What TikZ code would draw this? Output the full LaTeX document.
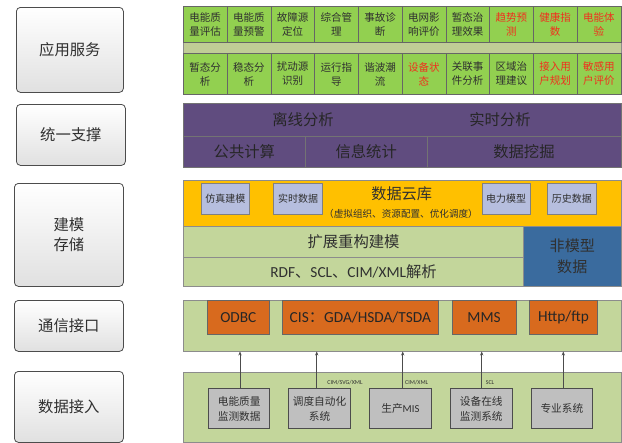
\documentclass[tikz,border=0pt]{standalone}
\usepackage{fontspec}
\setmainfont{Carlito}
\newfontfamily\cjk{Noto Sans CJK SC}
\usetikzlibrary{arrows.meta}
\definecolor{appgreen}{HTML}{92D050}
\definecolor{bandc}{HTML}{C0CD96}
\definecolor{purp}{HTML}{604C7F}
\definecolor{yel}{HTML}{FFC000}
\definecolor{lav}{HTML}{B6BEDE}
\definecolor{oliv}{HTML}{C3D69B}
\definecolor{blu}{HTML}{3A6B9E}
\definecolor{oran}{HTML}{D86A1E}
\definecolor{gbox}{HTML}{BFBFBF}
\definecolor{redt}{HTML}{F0301E}
\definecolor{txt}{HTML}{303030}
\newcommand\mybox[6]{\node[#1,anchor=north west,minimum width=#4*0.75pt,minimum height=#5*0.75pt,inner sep=0pt] (#2) at #3 {#6};}
\tikzset{
 x=0.75pt,y=-0.75pt,
 lbl/.style={draw=black!70,rounded corners=3pt,top color=white,bottom color=black!12,line width=0.6pt,font=\cjk\fontsize{11.5}{15}\selectfont,text=txt,align=center},
 panel/.style={draw=black!45,line width=0.6pt},
 cell/.style={draw=black!60,fill=appgreen,line width=0.5pt,font=\cjk\fontsize{7.9}{10.5}\selectfont,text=txt,align=center},
 rcell/.style={cell,text=redt},
 ptext/.style={font=\cjk\fontsize{11.5}{14}\selectfont,text=black!85},
 pcell/.style={draw=black!55,fill=purp,line width=0.5pt,ptext},
 sbox/.style={draw=black!50,fill=lav,line width=0.5pt,font=\cjk\fontsize{7.5}{9}\selectfont,text=txt},
 obox/.style={draw=black!60,fill=oran,line width=0.5pt,font=\fontsize{11.5}{14}\selectfont,text=black!85},
 dbox/.style={draw=black!70,fill=gbox,line width=0.6pt,font=\cjk\fontsize{8}{11}\selectfont,text=txt,align=center},
 arr/.style={-{Stealth[length=3pt,width=2.5pt]},draw=black!70,line width=0.5pt},
 tiny/.style={font=\fontsize{4.5}{5}\selectfont,text=txt,inner sep=0pt}
}
\begin{document}
\begin{tikzpicture}
\useasboundingbox (0,0) rectangle (622,443);
% left labels
\mybox{lbl}{L1}{(16,7)}{107}{85}{应用服务}
\mybox{lbl}{L2}{(16,104)}{109}{61}{统一支撑}
\mybox{lbl}{L3}{(14,183)}{109}{103}{建模\\存储}
\mybox{lbl}{L4}{(14,300)}{109}{51}{通信接口}
\mybox{lbl}{L5}{(14,371)}{109}{71}{数据接入}
% application panel
\mybox{panel,fill=bandc}{AP}{(183,6)}{437.5}{88}{}
\foreach \i/\t/\s in {0/电能质\\量评估/cell,1/电能质\\量预警/cell,2/故障源\\定位/cell,3/综合管\\理/cell,4/事故诊\\断/cell,5/电网影\\响评价/cell,6/暂态治\\理效果/cell,7/趋势预\\测/rcell,8/健康指\\数/rcell,9/电能体\\验/rcell}{
 \mybox{\s}{A\i}{(183+\i*43.75,6)}{43.75}{36.3}{\t}
}
\foreach \i/\t/\s in {0/暂态分\\析/cell,1/稳态分\\析/cell,2/扰动源\\识别/cell,3/运行指\\导/cell,4/谐波潮\\流/cell,5/设备状\\态/rcell,6/关联事\\件分析/cell,7/区域治\\理建议/cell,8/接入用\\户规划/rcell,9/敏感用\\户评价/rcell}{
 \mybox{\s}{B\i}{(183+\i*43.75,53.3)}{43.75}{40.7}{\t}
}
% support panel
\mybox{pcell}{P0}{(183,103)}{437.5}{32.7}{}
\node[ptext] (P0a) at (303,119.5) {离线分析};
\node[ptext] (P0b) at (500,119.5) {实时分析};
\mybox{pcell}{P1}{(183,135.7)}{122}{31}{公共计算}
\mybox{pcell}{P2}{(305,135.7)}{121.7}{31}{信息统计}
\mybox{pcell}{P3}{(426.7,135.7)}{193.8}{31}{数据挖掘}
% modelling panel
\mybox{panel,fill=yel}{Y}{(183,180)}{437.5}{45.7}{}
\node[font=\cjk\fontsize{11.4}{14}\selectfont,text=txt] (Yt) at (401.7,193.3) {数据云库};
\node[font=\cjk\fontsize{7.2}{9}\selectfont,text=txt] (Ys) at (401,214.3) {（虚拟组织、资源配置、优化调度）};
\mybox{sbox}{S1}{(200.7,183.3)}{48.6}{30.7}{仿真建模}
\mybox{sbox}{S2}{(273.3,183.3)}{49}{30.7}{实时数据}
\mybox{sbox}{S3}{(481.7,183.3)}{48.3}{30.7}{电力模型}
\mybox{sbox}{S4}{(547.3,183.3)}{48.7}{30.7}{历史数据}
\mybox{panel,fill=oliv}{G1}{(183,225.7)}{340.3}{31}{\cjk\fontsize{11.5}{14}\selectfont\color{txt}扩展重构建模}
\mybox{panel,fill=oliv}{G2}{(183,256.7)}{340.3}{29.3}{\fontsize{11.5}{14}\selectfont\color{txt}RDF{\cjk 、}SCL{\cjk 、}CIM/XML{\cjk 解析}}
\mybox{panel,fill=blu}{NB}{(523.3,225.7)}{97.2}{60.3}{\cjk\fontsize{11.3}{21}\selectfont\color{txt}\shortstack{非模型\\[2pt]数据}}
% communication panel
\mybox{panel,fill=oliv}{CP}{(183,300)}{437.5}{50.7}{}
\mybox{obox}{O1}{(207.3,300)}{61.4}{34}{ODBC}
\mybox{obox}{O2}{(281.7,300)}{156.6}{34}{CIS{\cjk ：}GDA/HSDA/TSDA}
\mybox{obox}{O3}{(451.7,300)}{64}{34}{MMS}
\mybox{obox}{O4}{(529,300)}{68.3}{34}{Http/ftp}
% data access panel
\mybox{panel,fill=oliv}{DP}{(183,371.7)}{437.5}{70}{}
\mybox{dbox}{D1}{(208.3,388.3)}{61}{40}{电能质量\\监测数据}
\mybox{dbox}{D2}{(288.3,388.3)}{61.7}{40}{调度自动化\\系统}
\mybox{dbox}{D3}{(369.3,388.3)}{61.4}{40}{生产\fontspec{Carlito}MIS}
\mybox{dbox}{D4}{(450,388.3)}{61.7}{40}{设备在线\\监测系统}
\mybox{dbox}{D5}{(530.7,388.3)}{61.6}{40}{专业系统}
% arrows
\draw[arr] (D1.north -| 240,0) -- (CP.south -| 240,0);
\draw[arr] (D2.north -| 316.7,0) -- (CP.south -| 316.7,0);
\draw[arr] (D3.north -| 402.7,0) -- (CP.south -| 402.7,0);
\draw[arr] (D4.north -| 481.7,0) -- (CP.south -| 481.7,0);
\draw[arr] (D5.north -| 563.3,0) -- (CP.south -| 563.3,0);
\node[tiny] (T1) at (345,382.7) {CIM/SVG/XML};
\node[tiny] (T2) at (416.7,382.7) {CIM/XML};
\node[tiny] (T3) at (490,382.7) {SCL};
\end{tikzpicture}
\end{document}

• _Goal_: Write the full listing out again with every line unchanged, but include no pictures.

• _Task answer_:
What TikZ code would draw this? Output the full LaTeX document.
\documentclass[tikz,border=0pt]{standalone}
\usepackage{fontspec}
\setmainfont{Carlito}
\newfontfamily\cjk{Noto Sans CJK SC}
\usetikzlibrary{arrows.meta}
\definecolor{appgreen}{HTML}{92D050}
\definecolor{bandc}{HTML}{C0CD96}
\definecolor{purp}{HTML}{604C7F}
\definecolor{yel}{HTML}{FFC000}
\definecolor{lav}{HTML}{B6BEDE}
\definecolor{oliv}{HTML}{C3D69B}
\definecolor{blu}{HTML}{3A6B9E}
\definecolor{oran}{HTML}{D86A1E}
\definecolor{gbox}{HTML}{BFBFBF}
\definecolor{redt}{HTML}{F0301E}
\definecolor{txt}{HTML}{303030}
\newcommand\mybox[6]{\node[#1,anchor=north west,minimum width=#4*0.75pt,minimum height=#5*0.75pt,inner sep=0pt] (#2) at #3 {#6};}
\tikzset{
 x=0.75pt,y=-0.75pt,
 lbl/.style={draw=black!70,rounded corners=3pt,top color=white,bottom color=black!12,line width=0.6pt,font=\cjk\fontsize{11.5}{15}\selectfont,text=txt,align=center},
 panel/.style={draw=black!45,line width=0.6pt},
 cell/.style={draw=black!60,fill=appgreen,line width=0.5pt,font=\cjk\fontsize{7.9}{10.5}\selectfont,text=txt,align=center},
 rcell/.style={cell,text=redt},
 ptext/.style={font=\cjk\fontsize{11.5}{14}\selectfont,text=black!85},
 pcell/.style={draw=black!55,fill=purp,line width=0.5pt,ptext},
 sbox/.style={draw=black!50,fill=lav,line width=0.5pt,font=\cjk\fontsize{7.5}{9}\selectfont,text=txt},
 obox/.style={draw=black!60,fill=oran,line width=0.5pt,font=\fontsize{11.5}{14}\selectfont,text=black!85},
 dbox/.style={draw=black!70,fill=gbox,line width=0.6pt,font=\cjk\fontsize{8}{11}\selectfont,text=txt,align=center},
 arr/.style={-{Stealth[length=3pt,width=2.5pt]},draw=black!70,line width=0.5pt},
 tiny/.style={font=\fontsize{4.5}{5}\selectfont,text=txt,inner sep=0pt}
}
\begin{document}
\begin{tikzpicture}
\useasboundingbox (0,0) rectangle (622,443);
% left labels
\mybox{lbl}{L1}{(16,7)}{107}{85}{应用服务}
\mybox{lbl}{L2}{(16,104)}{109}{61}{统一支撑}
\mybox{lbl}{L3}{(14,183)}{109}{103}{建模\\存储}
\mybox{lbl}{L4}{(14,300)}{109}{51}{通信接口}
\mybox{lbl}{L5}{(14,371)}{109}{71}{数据接入}
% application panel
\mybox{panel,fill=bandc}{AP}{(183,6)}{437.5}{88}{}
\foreach \i/\t/\s in {0/电能质\\量评估/cell,1/电能质\\量预警/cell,2/故障源\\定位/cell,3/综合管\\理/cell,4/事故诊\\断/cell,5/电网影\\响评价/cell,6/暂态治\\理效果/cell,7/趋势预\\测/rcell,8/健康指\\数/rcell,9/电能体\\验/rcell}{
 \mybox{\s}{A\i}{(183+\i*43.75,6)}{43.75}{36.3}{\t}
}
\foreach \i/\t/\s in {0/暂态分\\析/cell,1/稳态分\\析/cell,2/扰动源\\识别/cell,3/运行指\\导/cell,4/谐波潮\\流/cell,5/设备状\\态/rcell,6/关联事\\件分析/cell,7/区域治\\理建议/cell,8/接入用\\户规划/rcell,9/敏感用\\户评价/rcell}{
 \mybox{\s}{B\i}{(183+\i*43.75,53.3)}{43.75}{40.7}{\t}
}
% support panel
\mybox{pcell}{P0}{(183,103)}{437.5}{32.7}{}
\node[ptext] (P0a) at (303,119.5) {离线分析};
\node[ptext] (P0b) at (500,119.5) {实时分析};
\mybox{pcell}{P1}{(183,135.7)}{122}{31}{公共计算}
\mybox{pcell}{P2}{(305,135.7)}{121.7}{31}{信息统计}
\mybox{pcell}{P3}{(426.7,135.7)}{193.8}{31}{数据挖掘}
% modelling panel
\mybox{panel,fill=yel}{Y}{(183,180)}{437.5}{45.7}{}
\node[font=\cjk\fontsize{11.4}{14}\selectfont,text=txt] (Yt) at (401.7,193.3) {数据云库};
\node[font=\cjk\fontsize{7.2}{9}\selectfont,text=txt] (Ys) at (401,214.3) {（虚拟组织、资源配置、优化调度）};
\mybox{sbox}{S1}{(200.7,183.3)}{48.6}{30.7}{仿真建模}
\mybox{sbox}{S2}{(273.3,183.3)}{49}{30.7}{实时数据}
\mybox{sbox}{S3}{(481.7,183.3)}{48.3}{30.7}{电力模型}
\mybox{sbox}{S4}{(547.3,183.3)}{48.7}{30.7}{历史数据}
\mybox{panel,fill=oliv}{G1}{(183,225.7)}{340.3}{31}{\cjk\fontsize{11.5}{14}\selectfont\color{txt}扩展重构建模}
\mybox{panel,fill=oliv}{G2}{(183,256.7)}{340.3}{29.3}{\fontsize{11.5}{14}\selectfont\color{txt}RDF{\cjk 、}SCL{\cjk 、}CIM/XML{\cjk 解析}}
\mybox{panel,fill=blu}{NB}{(523.3,225.7)}{97.2}{60.3}{\cjk\fontsize{11.3}{21}\selectfont\color{txt}\shortstack{非模型\\[2pt]数据}}
% communication panel
\mybox{panel,fill=oliv}{CP}{(183,300)}{437.5}{50.7}{}
\mybox{obox}{O1}{(207.3,300)}{61.4}{34}{ODBC}
\mybox{obox}{O2}{(281.7,300)}{156.6}{34}{CIS{\cjk ：}GDA/HSDA/TSDA}
\mybox{obox}{O3}{(451.7,300)}{64}{34}{MMS}
\mybox{obox}{O4}{(529,300)}{68.3}{34}{Http/ftp}
% data access panel
\mybox{panel,fill=oliv}{DP}{(183,371.7)}{437.5}{70}{}
\mybox{dbox}{D1}{(208.3,388.3)}{61}{40}{电能质量\\监测数据}
\mybox{dbox}{D2}{(288.3,388.3)}{61.7}{40}{调度自动化\\系统}
\mybox{dbox}{D3}{(369.3,388.3)}{61.4}{40}{生产\fontspec{Carlito}MIS}
\mybox{dbox}{D4}{(450,388.3)}{61.7}{40}{设备在线\\监测系统}
\mybox{dbox}{D5}{(530.7,388.3)}{61.6}{40}{专业系统}
% arrows
\draw[arr] (D1.north -| 240,0) -- (CP.south -| 240,0);
\draw[arr] (D2.north -| 316.7,0) -- (CP.south -| 316.7,0);
\draw[arr] (D3.north -| 402.7,0) -- (CP.south -| 402.7,0);
\draw[arr] (D4.north -| 481.7,0) -- (CP.south -| 481.7,0);
\draw[arr] (D5.north -| 563.3,0) -- (CP.south -| 563.3,0);
\node[tiny] (T1) at (345,382.7) {CIM/SVG/XML};
\node[tiny] (T2) at (416.7,382.7) {CIM/XML};
\node[tiny] (T3) at (490,382.7) {SCL};
\end{tikzpicture}
\end{document}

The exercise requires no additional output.